Embedded systems developers have raised their expectations regarding development boards and tools. Boards need to be clean, easy to use and offer standardized interfaces. This allows rapid prototyping using the growing market of available shields and modules. Development tools must also be easy to use and offer projects that provide a simple starting point for common types of applications.

To learn more, Elektor's Stuart Cording spoke to NXP's Kyle Dando at their FRDM Lab at embedded world 2024. Two new MCX microcontrollers have been launched recently. The first is their MCX N series, a 150 MHz dual Arm® Cortex®-M33  featuring their eIQ® Neutron Neural Processing Unit (NPU) for machine learning (ML) acceleration. With dual 1024 kB flash banks, 512 kB RAM, and 32 kB of full ECC RAM, and external flash support, these target factory automation, edge AI, and other embedded intelligence applications.

The second is their MCX A series. These single-core Arm Cortex-M33 (48 and 96 MHz) are more general-purpose MCUs with a range of timers, 12-bit ADC and temperature sensor, and serial interfaces (FS-USB, UART, I2C, I3C).

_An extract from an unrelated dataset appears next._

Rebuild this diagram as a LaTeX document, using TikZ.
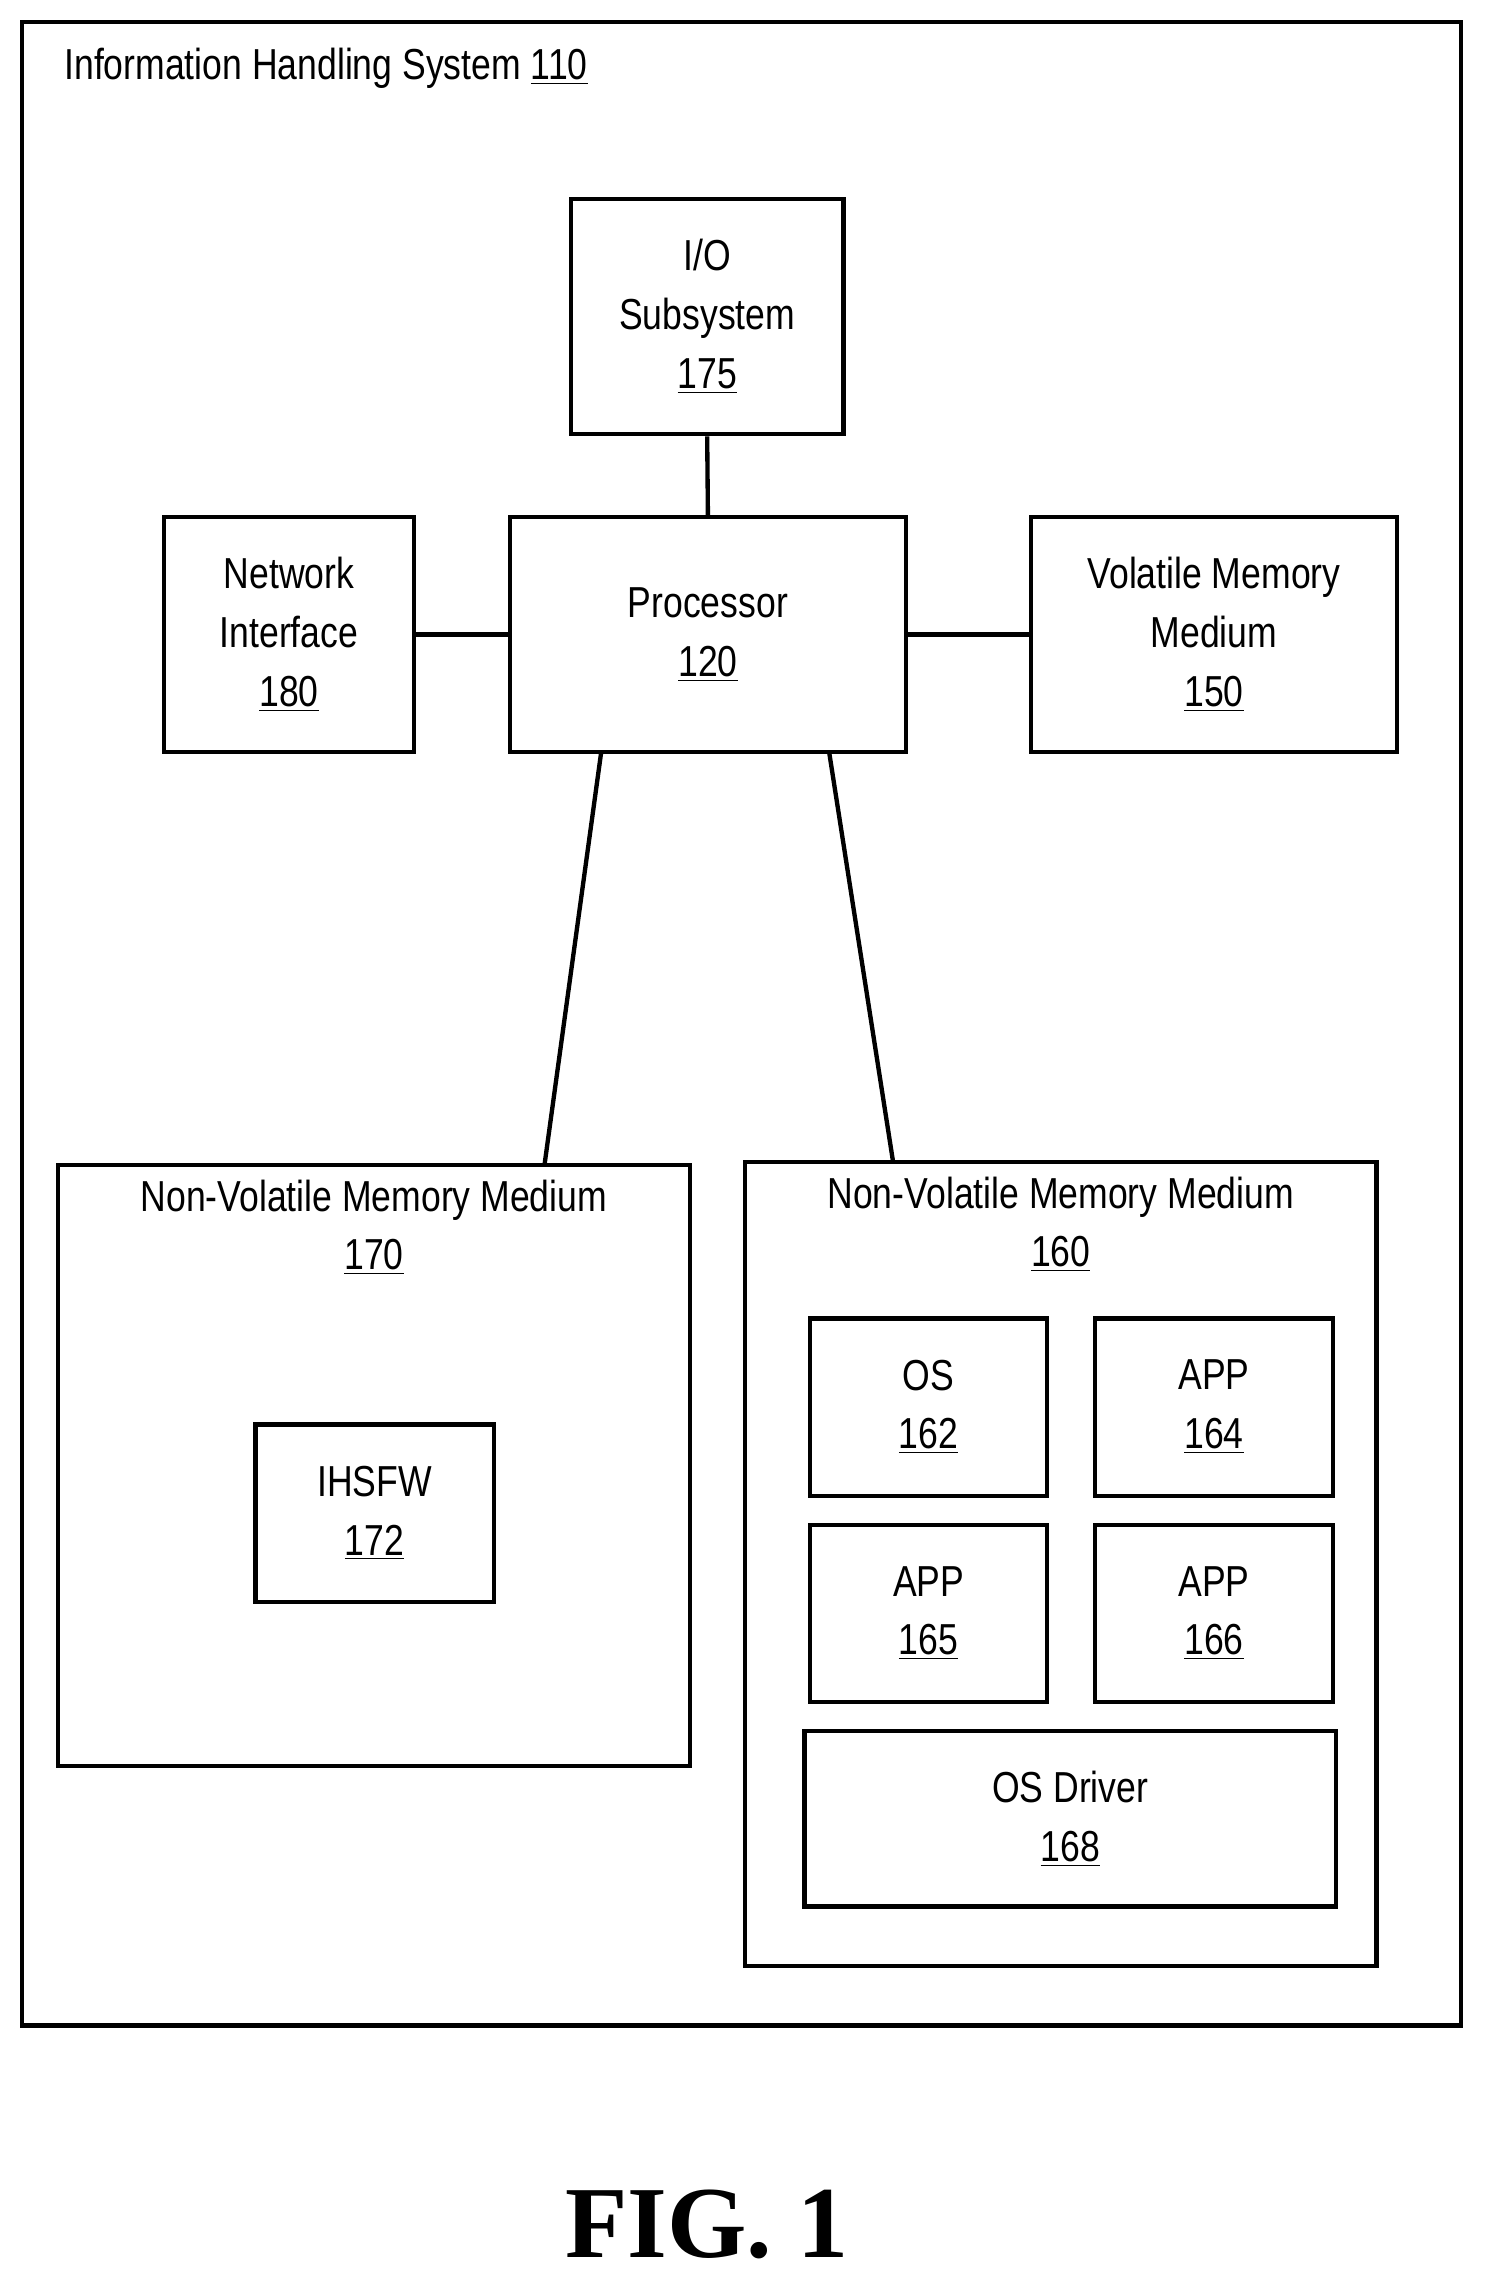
\documentclass[tikz,border=0pt]{standalone}
\usepackage{fontspec}
\setmainfont{Liberation Sans}[FakeStretch=0.82]
\newfontfamily\figfont{Liberation Serif}
\begin{document}
\begin{tikzpicture}[x=0.02cm,y=-0.02cm,
  box/.style={draw,line width=1.7pt,inner sep=0pt,align=center,font=\fontsize{17}{23}\selectfont},
  txt/.style={inner sep=0pt,align=center,font=\fontsize{17}{23}\selectfont},
  ln/.style={line width=1.7pt}]
\useasboundingbox (0,0) rectangle (1024,1571.5);
\node[box,minimum width=19.82cm,minimum height=27.6cm] (ihs) at (510.5,705) {};
\node[txt,anchor=west] (ihst) at (44,47) {Information Handling System \underline{110}};
\node[box,minimum width=3.76cm,minimum height=3.24cm] (io) at (487,218) {I/O\\Subsystem\\\underline{175}};
\node[box,minimum width=5.46cm,minimum height=3.24cm] (proc) at (487.5,437) {Processor\\\underline{120}};
\node[box,minimum width=3.44cm,minimum height=3.24cm] (net) at (199,437) {Network\\Interface\\\underline{180}};
\node[box,minimum width=5.04cm,minimum height=3.24cm] (vol) at (836,437) {Volatile Memory\\Medium\\\underline{150}};
\node[box,minimum width=8.7cm,minimum height=8.28cm] (nv170) at (257.5,1009) {};
\node[txt,anchor=north] (nv170t) at (257.5,812) {Non-Volatile Memory Medium\\\underline{170}};
\node[box,minimum width=3.28cm,minimum height=2.44cm] (fw) at (258,1042) {IHSFW\\\underline{172}};
\node[box,minimum width=8.7cm,minimum height=11.08cm] (nv160) at (730.5,1077) {};
\node[txt,anchor=north] (nv160t) at (730.5,810) {Non-Volatile Memory Medium\\\underline{160}};
\node[box,minimum width=3.26cm,minimum height=2.44cm] (os) at (639.5,969) {OS\\\underline{162}};
\node[box,minimum width=3.28cm,minimum height=2.44cm] (a164) at (836,969) {APP\\\underline{164}};
\node[box,minimum width=3.26cm,minimum height=2.44cm] (a165) at (639.5,1111) {APP\\\underline{165}};
\node[box,minimum width=3.28cm,minimum height=2.44cm] (a166) at (836,1111) {APP\\\underline{166}};
\node[box,minimum width=7.32cm,minimum height=2.42cm] (drv) at (737,1252.5) {OS Driver\\\underline{168}};
\node[inner sep=0pt,font=\figfont\bfseries\fontsize{40}{44}\selectfont] (fig) at (487,1532) {FIG. 1};
\draw[ln] (io.south) -- (proc.north);
\draw[ln] (net.east) -- (proc.west);
\draw[ln] (proc.east) -- (vol.west);
\coordinate (p1) at (414,518); \coordinate (m1) at (375,802);
\coordinate (p2) at (571,518); \coordinate (m2) at (615,800);
\draw[ln] (p1) -- (m1);
\draw[ln] (p2) -- (m2);
\end{tikzpicture}
\end{document}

NXP's latest FRDM development boards support these MCX devices by including an onboard MCU-Link debugger and connection headers for Arduino, Pmod, mikroBUS, and other FRDM boards. Supported expansion boards are listed on NXP's Expansion Board Hub, while software examples and code can be found at the Application Code Hub.
 
Kyle also demonstrated how these integrate into MCUXpresso, NXP’s suite of software and tools. Example projects can be found through the search feature, downloaded, and built quickly to explore everything from simple interfacing to complex ML applications rapidly. Support for dual-core processors is also available, something that remains a new challenge for many bare-metal microcontroller developers.